Nothing in the data should change when you return it, but leave the pictures out.

___ INFORMATION SHOWN

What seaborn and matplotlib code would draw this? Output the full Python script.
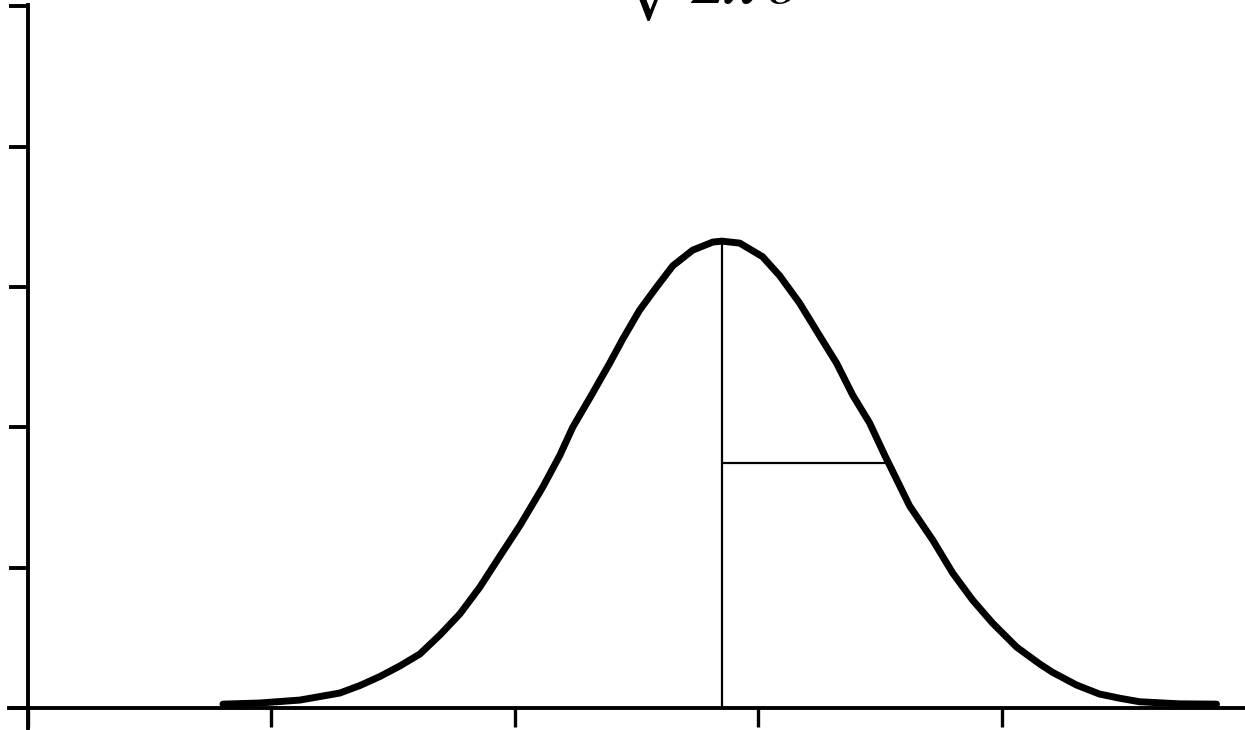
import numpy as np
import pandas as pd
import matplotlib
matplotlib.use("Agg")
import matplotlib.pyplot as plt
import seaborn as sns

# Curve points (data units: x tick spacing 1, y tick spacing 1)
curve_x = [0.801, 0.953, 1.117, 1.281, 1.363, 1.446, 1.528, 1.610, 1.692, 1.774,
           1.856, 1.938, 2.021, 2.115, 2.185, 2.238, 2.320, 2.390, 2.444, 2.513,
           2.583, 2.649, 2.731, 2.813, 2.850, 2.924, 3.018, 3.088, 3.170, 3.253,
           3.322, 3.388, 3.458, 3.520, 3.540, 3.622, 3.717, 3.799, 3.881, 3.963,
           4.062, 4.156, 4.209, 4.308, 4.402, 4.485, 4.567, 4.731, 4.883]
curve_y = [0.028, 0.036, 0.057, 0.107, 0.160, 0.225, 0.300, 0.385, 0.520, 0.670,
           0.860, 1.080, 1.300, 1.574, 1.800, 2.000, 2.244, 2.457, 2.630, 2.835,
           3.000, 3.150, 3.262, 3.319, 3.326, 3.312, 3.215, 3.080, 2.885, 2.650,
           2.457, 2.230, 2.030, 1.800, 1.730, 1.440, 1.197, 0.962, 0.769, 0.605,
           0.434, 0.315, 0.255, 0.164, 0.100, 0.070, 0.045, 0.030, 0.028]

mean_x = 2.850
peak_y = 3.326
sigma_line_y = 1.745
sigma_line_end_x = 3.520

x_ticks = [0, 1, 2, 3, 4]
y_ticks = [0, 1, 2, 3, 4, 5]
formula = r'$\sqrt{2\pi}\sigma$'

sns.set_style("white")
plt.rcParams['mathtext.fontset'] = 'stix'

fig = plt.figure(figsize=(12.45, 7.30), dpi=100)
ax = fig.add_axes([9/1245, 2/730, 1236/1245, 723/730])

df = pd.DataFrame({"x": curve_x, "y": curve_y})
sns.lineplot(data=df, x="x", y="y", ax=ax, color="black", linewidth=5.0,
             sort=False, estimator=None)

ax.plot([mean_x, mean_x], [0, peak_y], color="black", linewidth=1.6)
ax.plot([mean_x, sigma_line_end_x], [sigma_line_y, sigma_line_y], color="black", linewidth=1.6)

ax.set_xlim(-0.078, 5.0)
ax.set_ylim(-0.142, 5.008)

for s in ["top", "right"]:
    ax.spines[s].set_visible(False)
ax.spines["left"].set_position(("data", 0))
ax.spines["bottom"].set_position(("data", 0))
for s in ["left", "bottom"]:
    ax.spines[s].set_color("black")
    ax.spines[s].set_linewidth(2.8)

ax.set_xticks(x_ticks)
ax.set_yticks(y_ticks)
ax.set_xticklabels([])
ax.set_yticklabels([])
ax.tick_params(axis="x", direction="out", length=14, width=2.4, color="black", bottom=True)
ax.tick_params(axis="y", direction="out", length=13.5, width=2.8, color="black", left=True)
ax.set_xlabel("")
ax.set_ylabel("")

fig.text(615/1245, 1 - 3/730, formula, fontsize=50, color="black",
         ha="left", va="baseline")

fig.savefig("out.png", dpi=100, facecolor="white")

______

ANSWER TO THIS EXERCISE =>
What seaborn and matplotlib code would draw this? Output the full Python script.
import numpy as np
import pandas as pd
import matplotlib
matplotlib.use("Agg")
import matplotlib.pyplot as plt
import seaborn as sns

# Curve points (data units: x tick spacing 1, y tick spacing 1)
curve_x = [0.801, 0.953, 1.117, 1.281, 1.363, 1.446, 1.528, 1.610, 1.692, 1.774,
           1.856, 1.938, 2.021, 2.115, 2.185, 2.238, 2.320, 2.390, 2.444, 2.513,
           2.583, 2.649, 2.731, 2.813, 2.850, 2.924, 3.018, 3.088, 3.170, 3.253,
           3.322, 3.388, 3.458, 3.520, 3.540, 3.622, 3.717, 3.799, 3.881, 3.963,
           4.062, 4.156, 4.209, 4.308, 4.402, 4.485, 4.567, 4.731, 4.883]
curve_y = [0.028, 0.036, 0.057, 0.107, 0.160, 0.225, 0.300, 0.385, 0.520, 0.670,
           0.860, 1.080, 1.300, 1.574, 1.800, 2.000, 2.244, 2.457, 2.630, 2.835,
           3.000, 3.150, 3.262, 3.319, 3.326, 3.312, 3.215, 3.080, 2.885, 2.650,
           2.457, 2.230, 2.030, 1.800, 1.730, 1.440, 1.197, 0.962, 0.769, 0.605,
           0.434, 0.315, 0.255, 0.164, 0.100, 0.070, 0.045, 0.030, 0.028]

mean_x = 2.850
peak_y = 3.326
sigma_line_y = 1.745
sigma_line_end_x = 3.520

x_ticks = [0, 1, 2, 3, 4]
y_ticks = [0, 1, 2, 3, 4, 5]
formula = r'$\sqrt{2\pi}\sigma$'

sns.set_style("white")
plt.rcParams['mathtext.fontset'] = 'stix'

fig = plt.figure(figsize=(12.45, 7.30), dpi=100)
ax = fig.add_axes([9/1245, 2/730, 1236/1245, 723/730])

df = pd.DataFrame({"x": curve_x, "y": curve_y})
sns.lineplot(data=df, x="x", y="y", ax=ax, color="black", linewidth=5.0,
             sort=False, estimator=None)

ax.plot([mean_x, mean_x], [0, peak_y], color="black", linewidth=1.6)
ax.plot([mean_x, sigma_line_end_x], [sigma_line_y, sigma_line_y], color="black", linewidth=1.6)

ax.set_xlim(-0.078, 5.0)
ax.set_ylim(-0.142, 5.008)

for s in ["top", "right"]:
    ax.spines[s].set_visible(False)
ax.spines["left"].set_position(("data", 0))
ax.spines["bottom"].set_position(("data", 0))
for s in ["left", "bottom"]:
    ax.spines[s].set_color("black")
    ax.spines[s].set_linewidth(2.8)

ax.set_xticks(x_ticks)
ax.set_yticks(y_ticks)
ax.set_xticklabels([])
ax.set_yticklabels([])
ax.tick_params(axis="x", direction="out", length=14, width=2.4, color="black", bottom=True)
ax.tick_params(axis="y", direction="out", length=13.5, width=2.8, color="black", left=True)
ax.set_xlabel("")
ax.set_ylabel("")

fig.text(615/1245, 1 - 3/730, formula, fontsize=50, color="black",
         ha="left", va="baseline")

fig.savefig("out.png", dpi=100, facecolor="white")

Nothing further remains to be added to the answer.